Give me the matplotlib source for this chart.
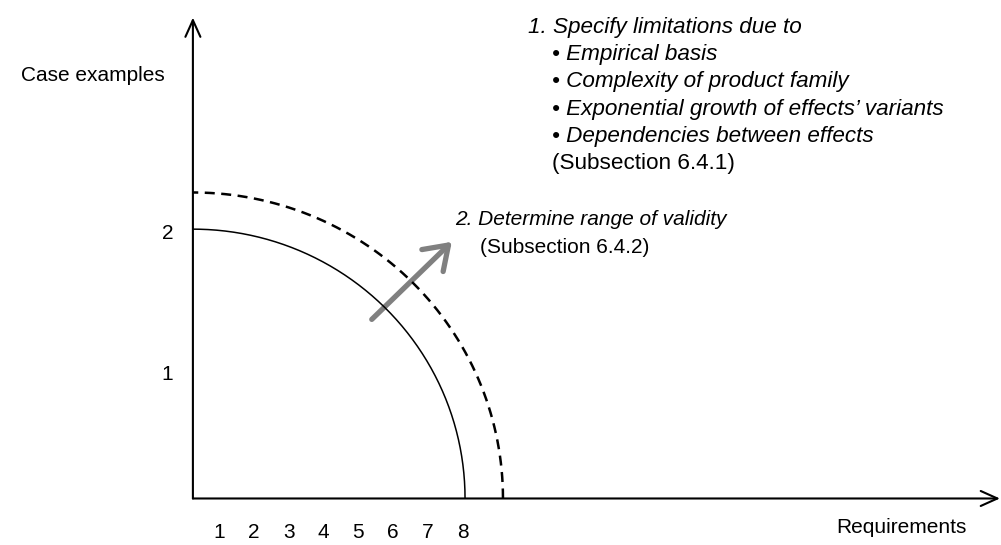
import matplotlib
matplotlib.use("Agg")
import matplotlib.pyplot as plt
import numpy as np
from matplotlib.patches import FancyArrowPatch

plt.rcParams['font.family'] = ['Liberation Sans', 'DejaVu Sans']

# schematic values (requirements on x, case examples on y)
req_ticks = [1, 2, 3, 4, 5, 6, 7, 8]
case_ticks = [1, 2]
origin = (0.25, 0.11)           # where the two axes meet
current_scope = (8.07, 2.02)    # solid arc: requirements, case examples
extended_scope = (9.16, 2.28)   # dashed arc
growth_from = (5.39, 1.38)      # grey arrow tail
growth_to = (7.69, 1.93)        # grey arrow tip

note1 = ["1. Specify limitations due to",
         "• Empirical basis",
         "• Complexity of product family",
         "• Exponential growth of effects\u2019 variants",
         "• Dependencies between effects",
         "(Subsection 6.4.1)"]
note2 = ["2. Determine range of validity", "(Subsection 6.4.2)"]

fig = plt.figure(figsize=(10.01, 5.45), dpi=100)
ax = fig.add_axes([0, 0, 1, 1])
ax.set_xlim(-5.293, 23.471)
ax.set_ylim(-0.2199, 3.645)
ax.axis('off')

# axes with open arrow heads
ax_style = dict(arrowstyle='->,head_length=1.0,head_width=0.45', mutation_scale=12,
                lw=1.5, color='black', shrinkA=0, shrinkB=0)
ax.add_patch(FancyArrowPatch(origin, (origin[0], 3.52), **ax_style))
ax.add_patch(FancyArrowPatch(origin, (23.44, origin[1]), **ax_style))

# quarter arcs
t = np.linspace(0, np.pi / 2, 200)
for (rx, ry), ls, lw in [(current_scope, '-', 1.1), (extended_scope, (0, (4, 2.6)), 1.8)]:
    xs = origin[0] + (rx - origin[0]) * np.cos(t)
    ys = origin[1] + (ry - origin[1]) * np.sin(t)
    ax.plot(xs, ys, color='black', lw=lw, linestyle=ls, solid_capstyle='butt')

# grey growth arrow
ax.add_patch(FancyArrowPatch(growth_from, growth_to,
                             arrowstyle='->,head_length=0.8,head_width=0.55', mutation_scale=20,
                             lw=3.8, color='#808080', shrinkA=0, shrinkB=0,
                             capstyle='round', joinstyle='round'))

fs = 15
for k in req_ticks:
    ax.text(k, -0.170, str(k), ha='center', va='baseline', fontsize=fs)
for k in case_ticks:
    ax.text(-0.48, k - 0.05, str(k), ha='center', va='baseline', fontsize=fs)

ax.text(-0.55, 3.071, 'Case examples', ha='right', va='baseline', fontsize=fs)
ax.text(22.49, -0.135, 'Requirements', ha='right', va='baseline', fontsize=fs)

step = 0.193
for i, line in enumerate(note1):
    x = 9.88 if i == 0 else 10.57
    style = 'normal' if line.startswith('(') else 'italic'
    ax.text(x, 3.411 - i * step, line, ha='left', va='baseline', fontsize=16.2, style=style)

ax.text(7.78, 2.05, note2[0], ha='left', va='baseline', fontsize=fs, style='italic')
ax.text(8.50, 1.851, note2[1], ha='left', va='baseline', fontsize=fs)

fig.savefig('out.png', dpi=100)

*-*-*

Pick out the lines containing the string "matplotlib" and show them.

● Problem solution
Give me the matplotlib source for this chart.
import matplotlib
matplotlib.use("Agg")
import matplotlib.pyplot as plt
from matplotlib.patches import FancyArrowPatch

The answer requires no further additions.